Periprosthetic joint infection (PJI) is a devastating complication of joint replacement surgery, associated with increased patient morbidity and a requirement for complex interdisciplinary management strategies (Aggarwal et al., 2013; Tande et al., 2014). Part of the difficulty in the management of this disease is that the bacteria associated with PJI can form bacterial biofilms. These biofilms are described as communities of microorganisms encased in a polysaccharide matrix. Upon attachment to a surface, biofilms display a high tolerance to antibiotics, compared to their planktonic counterparts which is believed to be one key means of antibiotic resistance in orthopaedic implant-associated infections (Stoodley et al., 2020). More recently, antibiotic resistant bacteria such as vancomycin-resistant enterococci (VRE) and carbapenem-resistant enterococci (CRE) have been reported in PJI infection and are linked to poorer outcomes (Kheir et al., 2017; De Sanctis et al., 2014).
The management of orthopaedic implant-associated infection often involves multiple surgical procedures as well as a combination of systemic and/or local treatment. Combining these treatment modalities is an approach used by surgeons to broaden the spectrum of antimicrobial activity as well as prevent resistance mechanisms from evolving. The prophylactic administration of antibiotics locally is an additional strategy used by surgeons to reduce the risk of infection following total joint arthroplasty or open fracture surgery. Typically, these antibiotics are embedded within polymethyl methacrylate (PMMA) bone cement or added as a coating on an implantable device to achieve high antibiotic concentrations locally within the surgical site (Bhandari & Silburt 2021).
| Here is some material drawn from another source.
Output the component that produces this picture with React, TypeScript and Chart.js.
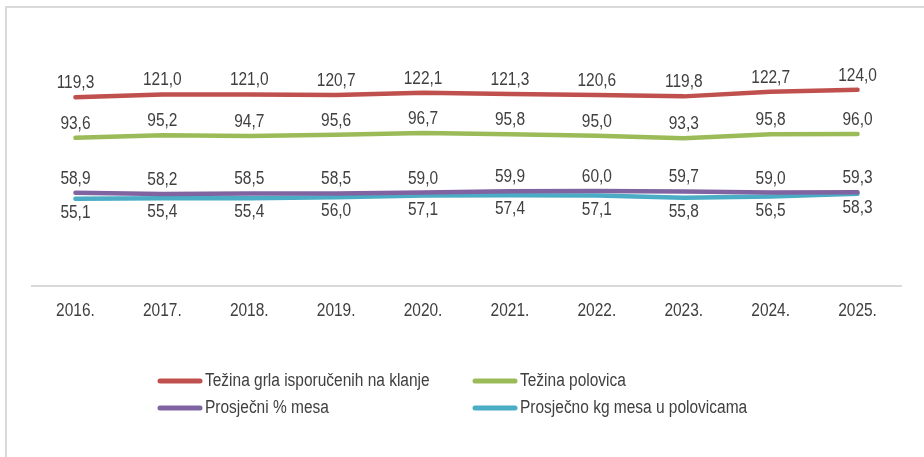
import React, { useEffect, useRef } from "react";
import { Chart, registerables } from "chart.js";

Chart.register(...registerables);

const categories = ["2016.", "2017.", "2018.", "2019.", "2020.", "2021.", "2022.", "2023.", "2024.", "2025."];
const tezinaGrla = [119.3, 121.0, 121.0, 120.7, 122.1, 121.3, 120.6, 119.8, 122.7, 124.0];
const tezinaPolovica = [93.6, 95.2, 94.7, 95.6, 96.7, 95.8, 95.0, 93.3, 95.8, 96.0];
const prosjecniPostotak = [58.9, 58.2, 58.5, 58.5, 59.0, 59.9, 60.0, 59.7, 59.0, 59.3];
const prosjecnoKg = [55.1, 55.4, 55.4, 56.0, 57.1, 57.4, 57.1, 55.8, 56.5, 58.3];
const seriesNames = [
  "Težina grla isporučenih na klanje",
  "Težina polovica",
  "Prosječni % mesa",
  "Prosječno kg mesa u polovicama",
];
const seriesColors = ["#C0504D", "#9BBB59", "#8064A2", "#4BACC6"];
const labelSide = ["above", "above", "above", "below"];

const FONT = "'Liberation Sans', Arial, sans-serif";
const NARROW = 0.86;
const TEXT = "#404040";

const fmt = (v: number) => v.toFixed(1).replace(".", ",");

function narrowText(ctx: CanvasRenderingContext2D, text: string, x: number, y: number) {
  ctx.save();
  ctx.translate(x, y);
  ctx.scale(NARROW, 1);
  ctx.fillText(text, 0, 0);
  ctx.restore();
}

const framePlugin = {
  id: "frame",
  beforeDraw(chart: any) {
    const ctx = chart.ctx;
    ctx.save();
    ctx.fillStyle = "#ffffff";
    ctx.fillRect(0, 0, chart.width, chart.height);
    ctx.strokeStyle = "#D9D9D9";
    ctx.lineWidth = 2;
    ctx.beginPath();
    ctx.moveTo(6, chart.height);
    ctx.lineTo(6, 7);
    ctx.lineTo(chart.width, 7);
    ctx.stroke();
    ctx.restore();
  },
};

const tickPlugin = {
  id: "narrowTicks",
  afterDraw(chart: any) {
    const ctx = chart.ctx;
    const sx = chart.scales.x;
    ctx.save();
    ctx.font = `18px ${FONT}`;
    ctx.fillStyle = TEXT;
    ctx.textAlign = "center";
    ctx.textBaseline = "middle";
    chart.data.labels.forEach((lab: string, i: number) => {
      narrowText(ctx, lab, sx.getPixelForTick(i), sx.top + 25);
    });
    ctx.restore();
  },
};

const labelsPlugin = {
  id: "valueLabels",
  afterDatasetsDraw(chart: any) {
    const ctx = chart.ctx;
    ctx.save();
    ctx.font = `18px ${FONT}`;
    ctx.fillStyle = TEXT;
    ctx.textAlign = "center";
    ctx.textBaseline = "middle";
    chart.data.datasets.forEach((ds: any, i: number) => {
      const meta = chart.getDatasetMeta(i);
      meta.data.forEach((pt: any, j: number) => {
        const dy = labelSide[i] === "above" ? -14 : 14;
        narrowText(ctx, fmt(ds.data[j]), pt.x, pt.y + dy);
      });
    });
    ctx.restore();
  },
};

const legendPlugin = {
  id: "customLegend",
  afterDraw(chart: any) {
    const ctx = chart.ctx;
    const cols = [158, 473];
    const rows = [381, 408];
    ctx.save();
    ctx.font = `18px ${FONT}`;
    ctx.textBaseline = "middle";
    ctx.textAlign = "left";
    chart.data.datasets.forEach((ds: any, i: number) => {
      const x = cols[i % 2];
      const y = rows[Math.floor(i / 2)];
      ctx.strokeStyle = ds.borderColor;
      ctx.lineWidth = 5;
      ctx.lineCap = "round";
      ctx.beginPath();
      ctx.moveTo(x + 2, y);
      ctx.lineTo(x + 42, y);
      ctx.stroke();
      ctx.fillStyle = TEXT;
      narrowText(ctx, ds.label, x + 47, y);
    });
    ctx.restore();
  },
};

export default function App() {
  const ref = useRef<HTMLCanvasElement | null>(null);
  useEffect(() => {
    if (!ref.current) return;
    const allData = [tezinaGrla, tezinaPolovica, prosjecniPostotak, prosjecnoKg];
    const chart = new Chart(ref.current, {
      type: "line",
      data: {
        labels: categories,
        datasets: allData.map((d, i) => ({
          label: seriesNames[i],
          data: d,
          borderColor: seriesColors[i],
          backgroundColor: seriesColors[i],
          borderWidth: 4.5,
          borderCapStyle: "round",
          borderJoinStyle: "round",
          pointRadius: 0,
          tension: 0,
          fill: false,
        })),
      },
      options: {
        animation: false,
        responsive: false,
        maintainAspectRatio: false,
        layout: { padding: { left: 32, right: 23, top: 64.4, bottom: 121.4 } },
        plugins: {
          legend: { display: false },
          tooltip: { enabled: false },
        },
        scales: {
          x: {
            offset: true,
            grid: { display: false, drawTicks: false },
            border: { display: true, color: "#D9D9D9", width: 2 },
            ticks: { color: "rgba(0,0,0,0)", font: { family: FONT, size: 18 }, padding: 14, maxRotation: 0, autoSkip: false },
          },
          y: {
            display: false,
            min: 0,
            max: 140,
          },
        },
      },
      plugins: [framePlugin, labelsPlugin, tickPlugin, legendPlugin],
    });
    return () => chart.destroy();
  }, []);
  return (
    <div style={{ position: "fixed", left: 0, top: 0, width: 924, height: 457 }}>
      <canvas ref={ref} width={924} height={457} style={{ width: 924, height: 457, display: "block" }} />
    </div>
  );
}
Local antibiotic treatment in orthopedic surgery for prevention of antimicrobial resistance
Coating implant materials with antibiotics is a common practice and has proven to be an effective strategy in reducing orthopaedic implant-associated infection (van Vugt et al., 2019), along with the use of antibiotic loaded PMMA bone cement. An alternative bioabsorbable local antibiotic administration method is the use of calcium sulfate. Bioabsorbable mineral-based calcium sulfate is primarily used as a bone void filler to manage dead space. Antibiotics can be added to calcium sulfate to add antimicrobial functionality to the material, in the same manner that surgeons have mixed antibiotics into bone cement. Unlike PMMA, calcium sulfate is able to release 100% of its antibiotic load as it resorbs, resulting in a more efficient and superior delivery of sustained high antibiotic concentrations (often several times higher than the minimum inhibitory concentration for the relevant pathogen) over a number of weeks compared with PMMA (Cooper et al., 2015; Abosala 2020). Moreover, recent in-vitro research demonstrated that the local release of antibiotics from calcium sulfate may be a useful strategy in the management of biofilms of multidrug-resistant strains of bacteria including CRE and VRE (Stoodley et al., 2020).